There are evidently one or more folders with imported images that aren't showing up to have their images counted. How do you arrive at the 9810 number of images in folders? 

If your CPU is indeed overheating, even with the fans on full, that could indeed slow LR down. When a processor gets too hot, it slows down in self-defense. I'll be interested to hear what Apple has to say.


----------



## stevevp

Hal,
The number of images is taken from here:



I had the support call from Apple earlier. It was inconclusive although the support person agreed with the Apple Store that it shouldn't be noisy. There was no fault found during a hardware test but they did not perform a stress test as I thought they might. I am left with 3 options: 1) return for a refund (it's still inside the 14 day period); 2) reinstall the OS and see if that helps; 3) return to the store and see what they can do. I am currently minded to return the iMac to the store for them to have a look at with the proviso that I can still get a refund if I'm not happy. The iMac Pro is a very expensive alternative. Otherwise, it's a refund on Monday.

This is all a nuisance. I have been gradually adopting a Mac system (phone, iPad, rMBP) and would prefer not to buy another PC. If this iMac goes back I will have to decide whether to do a straight swap or go for a reduced spec to see if that is quieter. I have read elsewhere that an i5 3.5GHz might be a sweet spot but it seems a backwards move from what I have. Otherwise I need to start pricing up that Dell - and don't really know where to start!


----------



## Hal P Anderson

Dunno. It's strange. LR should show those 66 photos as being _some_where. Could you show a screenshot of the entire Folders panel with the Pictures folder closed?


----------



## stevevp

Hi Hal,
I think that's nailed it - see pic. I have 57 imported Lightroom Web images. These are held in a Mobile Downloads.lrdata folder. I'm not sure if this is correct or not. The F folder is from my old PC and no longer exists. I don't see a way to remove it but I guess it doesn't matter.
Thanks for you help with this.


----------



## Jim Wilde

stevevp said:


> The F folder is from my old PC and no longer exists. I don't see a way to remove it but I guess it doesn't matter.

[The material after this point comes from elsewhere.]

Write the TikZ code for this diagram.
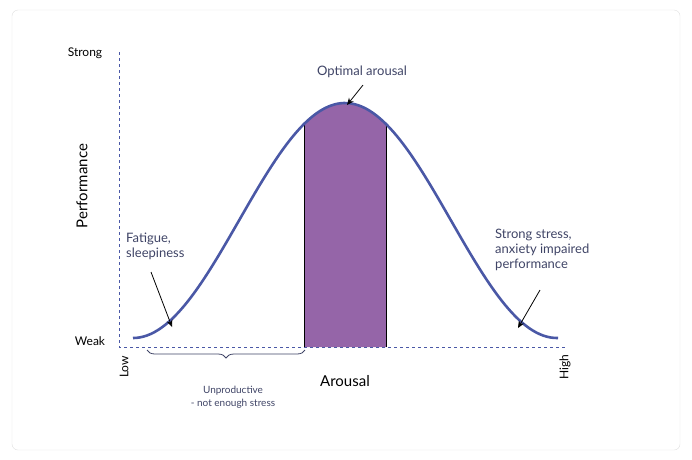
\documentclass[tikz,border=0pt]{standalone}
\usepackage{fontspec}
\setmainfont{Lato}
\usetikzlibrary{decorations.pathreplacing,arrows.meta}
\definecolor{txt}{HTML}{3F4466}
\definecolor{curve}{HTML}{4A58A6}
\definecolor{purp}{HTML}{9565A8}
\begin{document}
\begin{tikzpicture}[x=1pt,y=-1pt,
  lbl/.style={text=txt,font=\fontsize{12}{13}\selectfont,inner sep=0pt},
  ax/.style={text=black,font=\fontsize{12}{13}\selectfont,inner sep=0pt},
  arr/.style={-{Stealth[length=7pt,width=6pt]},thick,black},
  axisline/.style={dashed,curve,thick}]
\useasboundingbox (0,0) rectangle (692,459);
\draw[gray!25,rounded corners=6pt] (12,10) rectangle (680,450);
% fill region
\fill[purp] (304,347) -- plot[domain=304:386,samples=40] (\x,{338-235*(1+cos((\x-345)/212*180))/2}) -- (386,347) -- cycle;
\draw[black,thick] (304,347) -- (304,{338-235*(1+cos(-41/212*180))/2});
\draw[black,thick] (386,347) -- (386,{338-235*(1+cos(41/212*180))/2});
% axes
\draw[axisline] (119,52) -- (119,347) -- (565,347);
% curve
\draw[curve,line width=2.6pt] plot[domain=133:558,samples=120] (\x,{338-235*(1+cos((\x-345)/212*180))/2});
% axis labels
\node[ax] (strong) at (85,53) {Strong};
\node[ax] (weak) at (90,341) {Weak};
\node[ax,rotate=90,font=\fontsize{15}{16}\selectfont] (perf) at (82,186) {Performance};
\node[ax,rotate=90] (low) at (124,367) {Low};
\node[ax,rotate=90] (high) at (565,367) {High};
\node[ax,font=\fontsize{15}{16}\selectfont] (arousal) at (345,381) {Arousal};
% brace
\draw[decorate,decoration={brace,mirror,amplitude=8pt},txt,thick] (147,350) -- (305,350);
\node[lbl,align=center,font=\fontsize{10}{13}\selectfont] (unprod) at (233,397) {Unproductive\\- not enough stress};
% labels and arrows
\node[lbl,font=\fontsize{13}{15}\selectfont] (opt) at (362,72) {Optimal arousal};
\coordinate (opta) at (363,85); \coordinate (optb) at (347,105);
\draw[arr] (opta) -- (optb);
\node[lbl,align=left,anchor=west,font=\fontsize{13}{15}\selectfont] (fat) at (126,246) {Fatigue,\\sleepiness};
\coordinate (fata) at (151,272); \coordinate (fatb) at (172,327);
\draw[arr] (fata) -- (fatb);
\node[lbl,align=left,anchor=west,font=\fontsize{13}{15}\selectfont] (str) at (495,250) {Strong stress,\\anxiety impaired\\performance};
\coordinate (stra) at (540,290); \coordinate (strb) at (518,328);
\draw[arr] (stra) -- (strb);
\end{tikzpicture}
\end{document}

If you right-click on each of the sub-folders under the F drive, and select Remove, when the last one disappears so should the F Drive entry.


----------



## stevevp

And it's gone! Many thanks Jim.


----------



## stevevp

Just a quick update for anyone interested. I took the iMac back to my local Apple Store on Tuesday. The technical staff on the Genius Bar reckon the fan noise is normal. For various reasons I decided to stick with it and see how it goes. The noise is certainly very annoying at times. Lightroom still occasionally grinds to an unusable halt eg using the transform tool, cropping, spot removal etc and then runs fine. I've no idea what the problem is. Whilst it makes me want to move away from Lightroom I have invested too much time and too many grey cells getting this far! Hopefully Adobe will continue to look at the speed issues.


----------



## jms969

My iMac does the same thing when running LR.  I actually have a small external fan aimed at the back of my iMac that I use when running LR.  Part of the problem with LR is the way it uses your computer's modern resources (or in actuality doesn't use your computers resources).  There is an interesting article on PetaPixel entitled "This Guy Built an Ultimate Lightroom Battlestation for $6,000", in essence the guy built a modern dedicated PC to speed-up LR.  While it helped some the speed increases were not earth shattering.

Here is a quote of his “The machine is definitely an improvement but not a night-and-day kind of difference. For that to happen, the software just needs to become much more efficient with resources.”

Above I mentioned that my iMac HAD this problem as well.  The fix was really very easy.  I purchased the last perpetual version of LR 6.14 to support my legacy images that were edited in LR and then demoed A LOT of of other raw editors.

So now my everyday raw editor is Capture 1 Pro (DarkTable was a close second).  C1P is fast, takes advantage of modern computer hardware, and is very powerful.

In all respect to Adobe, they have rewritten LR Classic CC, it is now LR CC. But LR CC is aimed at a totally different demographic (the smartphone user).  Apparently, in Adobe's business model there is very little room for the traditional photographer.  Of course it is their business and they are entitled to run it as they see fit.  However, I think they are going to continue to drive users like me to the competition...

PS. For me Affinity Photos replaced PS...


----------



## stevevp

Thanks for your advice. I am going to plug away for now. I will be interested to try the new DxO offering once they incorporate the Nik collection (assuming they will). I do need to demo some other editors but I have such a vast backlog of images to process it's all a question of time. I downloaded the iPad version of Affinity about a month a go and still haven't opened it!


----------



## jms969

stevevp said:


> Thanks for your advice. I am going to plug away for now. I will be interested to try the new DxO offering once they incorporate the Nik collection (assuming they will). I do need to demo some other editors but I have such a vast backlog of images to process it's all a question of time. I downloaded the iPad version of Affinity about a month a go and still haven't opened it!



That was just my experience (the same as yours).  DxO with Nik will be very interesting indeed...

You can trial Affinity Photo for free:  Following is the US link, I'm sure there is a similar UK link.

Affinity Photo - Professional image editing software

I have no affiliation with Serif


----------